> **PROBLEM STATEMENT**: Return the records from the first line through the line containing "(12,13) rectangle (781,565);", and leave out the pictures.

> **DATA PROVIDED**:
-*-

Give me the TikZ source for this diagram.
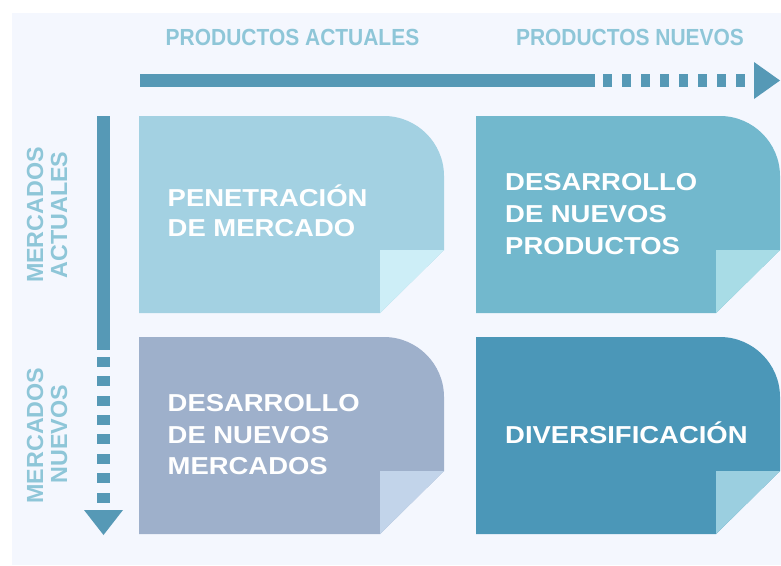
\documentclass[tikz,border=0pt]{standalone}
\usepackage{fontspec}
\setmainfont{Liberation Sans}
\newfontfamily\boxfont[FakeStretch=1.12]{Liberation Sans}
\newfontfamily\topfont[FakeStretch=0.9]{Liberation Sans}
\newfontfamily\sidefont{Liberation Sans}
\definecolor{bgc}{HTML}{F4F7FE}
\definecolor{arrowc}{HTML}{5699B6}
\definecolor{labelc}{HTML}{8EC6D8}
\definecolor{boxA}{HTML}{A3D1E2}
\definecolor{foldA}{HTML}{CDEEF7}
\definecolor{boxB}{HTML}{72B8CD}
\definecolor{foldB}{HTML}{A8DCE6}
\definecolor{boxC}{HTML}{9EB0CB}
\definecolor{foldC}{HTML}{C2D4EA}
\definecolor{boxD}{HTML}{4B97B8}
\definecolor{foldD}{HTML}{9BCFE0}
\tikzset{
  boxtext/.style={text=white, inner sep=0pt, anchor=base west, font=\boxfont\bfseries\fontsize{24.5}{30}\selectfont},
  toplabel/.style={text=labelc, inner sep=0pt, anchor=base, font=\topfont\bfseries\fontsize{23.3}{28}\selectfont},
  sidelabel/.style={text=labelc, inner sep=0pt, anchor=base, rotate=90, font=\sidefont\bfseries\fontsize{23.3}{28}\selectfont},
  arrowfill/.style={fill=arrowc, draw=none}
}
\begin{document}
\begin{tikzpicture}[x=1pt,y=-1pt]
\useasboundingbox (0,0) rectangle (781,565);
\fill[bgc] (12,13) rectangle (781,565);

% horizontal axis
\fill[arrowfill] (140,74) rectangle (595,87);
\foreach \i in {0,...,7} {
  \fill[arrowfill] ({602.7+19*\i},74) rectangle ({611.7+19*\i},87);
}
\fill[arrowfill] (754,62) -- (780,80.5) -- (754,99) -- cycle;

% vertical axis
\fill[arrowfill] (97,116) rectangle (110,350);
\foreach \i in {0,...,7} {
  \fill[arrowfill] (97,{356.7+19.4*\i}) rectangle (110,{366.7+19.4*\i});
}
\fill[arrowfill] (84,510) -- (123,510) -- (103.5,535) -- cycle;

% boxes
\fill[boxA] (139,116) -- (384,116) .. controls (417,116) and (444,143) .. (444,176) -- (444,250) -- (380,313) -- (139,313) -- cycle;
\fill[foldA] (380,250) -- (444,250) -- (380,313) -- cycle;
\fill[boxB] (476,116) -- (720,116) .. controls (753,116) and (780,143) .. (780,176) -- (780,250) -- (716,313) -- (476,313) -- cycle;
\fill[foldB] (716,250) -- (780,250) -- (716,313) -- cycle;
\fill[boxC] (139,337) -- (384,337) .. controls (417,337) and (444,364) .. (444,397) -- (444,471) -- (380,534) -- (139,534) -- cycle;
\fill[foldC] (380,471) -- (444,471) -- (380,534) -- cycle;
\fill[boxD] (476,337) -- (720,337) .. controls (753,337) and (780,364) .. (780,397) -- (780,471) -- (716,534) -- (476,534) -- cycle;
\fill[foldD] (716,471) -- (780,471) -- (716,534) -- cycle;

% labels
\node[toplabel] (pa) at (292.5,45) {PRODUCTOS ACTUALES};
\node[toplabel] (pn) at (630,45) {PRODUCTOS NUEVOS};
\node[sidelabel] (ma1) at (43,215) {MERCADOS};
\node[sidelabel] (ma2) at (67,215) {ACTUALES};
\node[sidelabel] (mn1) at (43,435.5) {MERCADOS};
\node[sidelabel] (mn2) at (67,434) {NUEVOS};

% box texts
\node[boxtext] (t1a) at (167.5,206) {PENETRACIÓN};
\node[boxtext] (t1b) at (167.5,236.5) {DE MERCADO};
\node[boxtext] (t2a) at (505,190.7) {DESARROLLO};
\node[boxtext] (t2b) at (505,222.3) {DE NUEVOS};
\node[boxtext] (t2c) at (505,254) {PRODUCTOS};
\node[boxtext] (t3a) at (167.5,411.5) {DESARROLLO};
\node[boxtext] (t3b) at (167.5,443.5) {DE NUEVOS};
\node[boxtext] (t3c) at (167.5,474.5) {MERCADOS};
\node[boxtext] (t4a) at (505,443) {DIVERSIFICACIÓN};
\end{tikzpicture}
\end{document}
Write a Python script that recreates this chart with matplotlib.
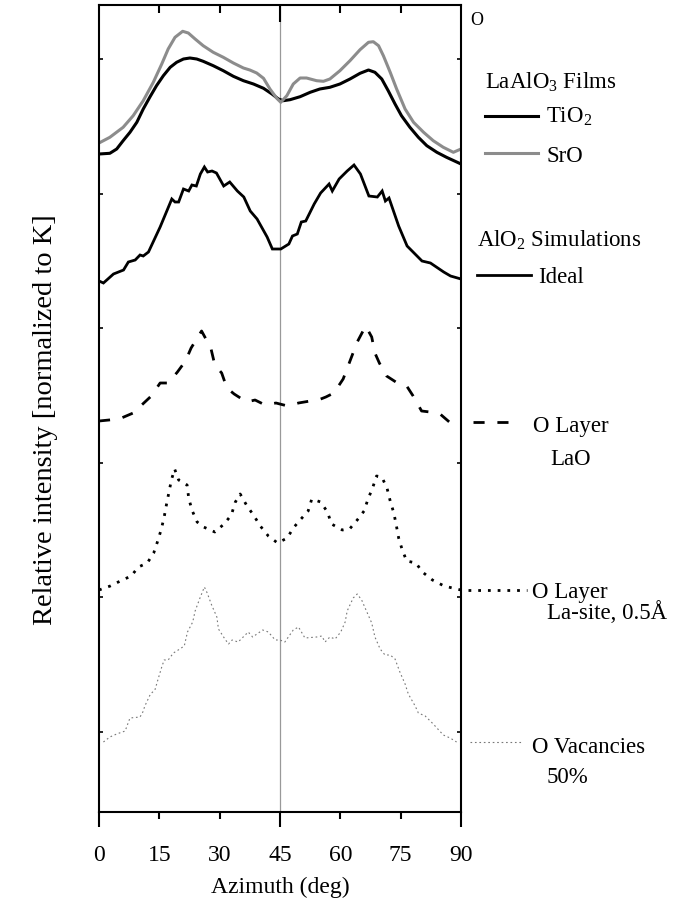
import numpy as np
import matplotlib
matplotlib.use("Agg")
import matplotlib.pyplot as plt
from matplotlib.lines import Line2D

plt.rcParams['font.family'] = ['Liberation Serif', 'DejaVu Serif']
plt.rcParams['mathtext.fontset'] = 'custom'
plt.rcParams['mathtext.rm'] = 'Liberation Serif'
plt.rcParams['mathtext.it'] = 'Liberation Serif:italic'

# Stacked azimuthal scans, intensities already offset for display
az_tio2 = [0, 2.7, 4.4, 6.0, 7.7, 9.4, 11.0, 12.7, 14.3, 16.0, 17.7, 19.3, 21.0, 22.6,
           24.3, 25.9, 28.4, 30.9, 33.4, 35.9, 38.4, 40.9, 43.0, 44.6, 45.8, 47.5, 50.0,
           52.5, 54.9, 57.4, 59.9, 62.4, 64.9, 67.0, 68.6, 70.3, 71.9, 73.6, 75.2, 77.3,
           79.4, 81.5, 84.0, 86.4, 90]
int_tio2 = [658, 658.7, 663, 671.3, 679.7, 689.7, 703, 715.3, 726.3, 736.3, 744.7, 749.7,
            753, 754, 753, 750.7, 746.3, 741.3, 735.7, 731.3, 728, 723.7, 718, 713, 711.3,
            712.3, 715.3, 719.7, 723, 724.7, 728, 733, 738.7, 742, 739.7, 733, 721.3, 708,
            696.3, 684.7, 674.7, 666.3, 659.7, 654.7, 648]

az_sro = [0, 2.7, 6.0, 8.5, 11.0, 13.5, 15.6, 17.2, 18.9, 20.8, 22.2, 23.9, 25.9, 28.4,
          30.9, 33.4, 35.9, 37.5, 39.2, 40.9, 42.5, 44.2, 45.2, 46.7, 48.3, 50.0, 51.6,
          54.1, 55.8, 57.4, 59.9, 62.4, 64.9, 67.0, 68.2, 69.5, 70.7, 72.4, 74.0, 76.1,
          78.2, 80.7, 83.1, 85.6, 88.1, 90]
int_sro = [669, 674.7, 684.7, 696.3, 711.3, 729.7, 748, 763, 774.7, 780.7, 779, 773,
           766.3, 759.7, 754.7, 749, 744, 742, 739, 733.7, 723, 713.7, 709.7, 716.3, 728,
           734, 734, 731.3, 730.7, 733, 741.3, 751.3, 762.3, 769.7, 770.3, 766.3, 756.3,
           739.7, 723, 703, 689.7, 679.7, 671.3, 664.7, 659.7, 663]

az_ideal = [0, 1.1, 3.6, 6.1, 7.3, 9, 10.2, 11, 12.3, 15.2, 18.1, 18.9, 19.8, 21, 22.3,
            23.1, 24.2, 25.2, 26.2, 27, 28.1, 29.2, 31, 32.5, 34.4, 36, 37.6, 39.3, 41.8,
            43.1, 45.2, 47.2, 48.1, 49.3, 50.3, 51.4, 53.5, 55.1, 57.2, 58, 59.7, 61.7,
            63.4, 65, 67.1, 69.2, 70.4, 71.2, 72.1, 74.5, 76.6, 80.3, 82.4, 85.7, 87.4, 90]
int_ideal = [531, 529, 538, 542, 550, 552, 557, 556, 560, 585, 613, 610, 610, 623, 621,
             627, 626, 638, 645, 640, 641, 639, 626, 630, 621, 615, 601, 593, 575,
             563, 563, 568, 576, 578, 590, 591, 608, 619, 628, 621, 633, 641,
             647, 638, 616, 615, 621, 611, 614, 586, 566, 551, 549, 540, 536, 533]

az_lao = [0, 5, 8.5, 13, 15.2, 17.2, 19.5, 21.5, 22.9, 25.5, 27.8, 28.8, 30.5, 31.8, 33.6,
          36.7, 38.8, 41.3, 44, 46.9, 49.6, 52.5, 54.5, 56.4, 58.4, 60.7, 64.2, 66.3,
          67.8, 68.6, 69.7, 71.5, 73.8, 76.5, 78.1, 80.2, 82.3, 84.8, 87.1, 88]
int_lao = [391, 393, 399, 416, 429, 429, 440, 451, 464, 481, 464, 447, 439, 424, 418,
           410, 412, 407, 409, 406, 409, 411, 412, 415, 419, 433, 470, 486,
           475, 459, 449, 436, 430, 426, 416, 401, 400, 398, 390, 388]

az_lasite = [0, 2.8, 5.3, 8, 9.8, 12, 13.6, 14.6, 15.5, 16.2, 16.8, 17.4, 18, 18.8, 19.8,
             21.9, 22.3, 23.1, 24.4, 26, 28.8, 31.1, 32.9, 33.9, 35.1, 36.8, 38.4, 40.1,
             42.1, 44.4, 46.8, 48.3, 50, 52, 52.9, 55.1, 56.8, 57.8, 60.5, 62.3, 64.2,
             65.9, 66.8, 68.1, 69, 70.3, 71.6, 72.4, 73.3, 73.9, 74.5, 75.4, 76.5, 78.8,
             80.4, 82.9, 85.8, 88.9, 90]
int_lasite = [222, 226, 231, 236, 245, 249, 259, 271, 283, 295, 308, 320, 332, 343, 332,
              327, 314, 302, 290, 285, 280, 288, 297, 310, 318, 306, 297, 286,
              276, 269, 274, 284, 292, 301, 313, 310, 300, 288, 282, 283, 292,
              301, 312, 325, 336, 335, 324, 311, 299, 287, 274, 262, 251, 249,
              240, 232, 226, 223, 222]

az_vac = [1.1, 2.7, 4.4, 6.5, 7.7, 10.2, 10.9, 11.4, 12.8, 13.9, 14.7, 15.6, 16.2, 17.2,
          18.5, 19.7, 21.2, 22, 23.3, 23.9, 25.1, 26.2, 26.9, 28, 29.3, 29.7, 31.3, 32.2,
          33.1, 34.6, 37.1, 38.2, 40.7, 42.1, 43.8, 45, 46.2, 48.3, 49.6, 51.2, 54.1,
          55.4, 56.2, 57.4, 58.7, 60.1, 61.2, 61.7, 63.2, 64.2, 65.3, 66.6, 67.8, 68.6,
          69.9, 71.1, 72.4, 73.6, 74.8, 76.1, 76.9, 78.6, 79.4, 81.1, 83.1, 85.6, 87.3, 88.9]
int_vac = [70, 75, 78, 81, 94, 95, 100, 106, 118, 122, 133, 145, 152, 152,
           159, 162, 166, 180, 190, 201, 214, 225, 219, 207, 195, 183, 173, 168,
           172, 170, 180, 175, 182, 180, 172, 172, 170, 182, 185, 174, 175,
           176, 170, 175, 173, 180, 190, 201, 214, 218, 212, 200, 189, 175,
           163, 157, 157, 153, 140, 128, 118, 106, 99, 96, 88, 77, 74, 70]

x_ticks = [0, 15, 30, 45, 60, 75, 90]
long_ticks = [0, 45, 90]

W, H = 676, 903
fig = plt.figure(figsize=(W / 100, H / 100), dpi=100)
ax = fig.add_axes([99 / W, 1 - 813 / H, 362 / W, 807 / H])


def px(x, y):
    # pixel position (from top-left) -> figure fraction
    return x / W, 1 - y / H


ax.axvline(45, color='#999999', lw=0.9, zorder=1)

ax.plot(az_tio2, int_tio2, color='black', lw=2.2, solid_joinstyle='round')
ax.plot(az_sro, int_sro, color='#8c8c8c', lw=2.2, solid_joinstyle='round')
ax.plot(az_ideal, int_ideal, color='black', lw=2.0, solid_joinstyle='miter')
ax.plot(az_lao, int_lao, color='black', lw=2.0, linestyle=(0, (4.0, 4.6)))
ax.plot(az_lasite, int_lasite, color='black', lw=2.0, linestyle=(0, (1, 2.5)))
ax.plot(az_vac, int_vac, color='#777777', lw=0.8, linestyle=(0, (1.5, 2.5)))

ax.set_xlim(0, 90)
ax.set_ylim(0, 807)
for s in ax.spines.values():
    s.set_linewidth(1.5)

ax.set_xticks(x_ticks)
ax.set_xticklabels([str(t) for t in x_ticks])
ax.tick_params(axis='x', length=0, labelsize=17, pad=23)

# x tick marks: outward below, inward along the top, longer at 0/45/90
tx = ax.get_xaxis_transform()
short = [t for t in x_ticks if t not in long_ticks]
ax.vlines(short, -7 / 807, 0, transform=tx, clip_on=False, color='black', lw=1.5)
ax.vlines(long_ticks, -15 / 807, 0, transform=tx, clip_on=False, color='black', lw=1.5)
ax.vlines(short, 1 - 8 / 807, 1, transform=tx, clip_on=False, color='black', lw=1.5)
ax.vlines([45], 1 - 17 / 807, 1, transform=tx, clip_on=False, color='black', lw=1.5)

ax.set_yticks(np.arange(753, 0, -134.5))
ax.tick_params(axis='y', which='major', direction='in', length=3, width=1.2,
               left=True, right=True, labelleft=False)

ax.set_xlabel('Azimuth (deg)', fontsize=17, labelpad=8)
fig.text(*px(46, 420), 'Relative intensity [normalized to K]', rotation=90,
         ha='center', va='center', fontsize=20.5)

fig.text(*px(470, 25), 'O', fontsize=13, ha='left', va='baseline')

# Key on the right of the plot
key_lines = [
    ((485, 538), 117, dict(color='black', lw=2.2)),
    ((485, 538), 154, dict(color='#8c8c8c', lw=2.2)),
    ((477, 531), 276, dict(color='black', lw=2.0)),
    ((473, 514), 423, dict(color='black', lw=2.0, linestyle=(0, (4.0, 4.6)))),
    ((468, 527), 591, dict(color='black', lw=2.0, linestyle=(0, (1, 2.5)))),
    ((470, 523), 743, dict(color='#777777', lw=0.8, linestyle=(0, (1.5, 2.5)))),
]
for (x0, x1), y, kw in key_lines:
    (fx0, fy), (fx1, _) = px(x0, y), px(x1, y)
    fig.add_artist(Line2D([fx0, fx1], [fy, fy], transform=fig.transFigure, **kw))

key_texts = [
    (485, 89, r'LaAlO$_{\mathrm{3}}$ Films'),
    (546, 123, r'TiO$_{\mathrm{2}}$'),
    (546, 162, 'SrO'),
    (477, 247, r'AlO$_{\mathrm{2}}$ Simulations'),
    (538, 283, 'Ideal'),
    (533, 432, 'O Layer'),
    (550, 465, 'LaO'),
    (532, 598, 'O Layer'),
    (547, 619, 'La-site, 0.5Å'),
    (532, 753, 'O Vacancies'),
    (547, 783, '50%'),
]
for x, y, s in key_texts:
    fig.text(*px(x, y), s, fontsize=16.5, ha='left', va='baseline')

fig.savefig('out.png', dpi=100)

-*-

> **TASK SOLUTION**:
Give me the TikZ source for this diagram.
\documentclass[tikz,border=0pt]{standalone}
\usepackage{fontspec}
\setmainfont{Liberation Sans}
\newfontfamily\boxfont[FakeStretch=1.12]{Liberation Sans}
\newfontfamily\topfont[FakeStretch=0.9]{Liberation Sans}
\newfontfamily\sidefont{Liberation Sans}
\definecolor{bgc}{HTML}{F4F7FE}
\definecolor{arrowc}{HTML}{5699B6}
\definecolor{labelc}{HTML}{8EC6D8}
\definecolor{boxA}{HTML}{A3D1E2}
\definecolor{foldA}{HTML}{CDEEF7}
\definecolor{boxB}{HTML}{72B8CD}
\definecolor{foldB}{HTML}{A8DCE6}
\definecolor{boxC}{HTML}{9EB0CB}
\definecolor{foldC}{HTML}{C2D4EA}
\definecolor{boxD}{HTML}{4B97B8}
\definecolor{foldD}{HTML}{9BCFE0}
\tikzset{
  boxtext/.style={text=white, inner sep=0pt, anchor=base west, font=\boxfont\bfseries\fontsize{24.5}{30}\selectfont},
  toplabel/.style={text=labelc, inner sep=0pt, anchor=base, font=\topfont\bfseries\fontsize{23.3}{28}\selectfont},
  sidelabel/.style={text=labelc, inner sep=0pt, anchor=base, rotate=90, font=\sidefont\bfseries\fontsize{23.3}{28}\selectfont},
  arrowfill/.style={fill=arrowc, draw=none}
}
\begin{document}
\begin{tikzpicture}[x=1pt,y=-1pt]
\useasboundingbox (0,0) rectangle (781,565);
\fill[bgc] (12,13) rectangle (781,565);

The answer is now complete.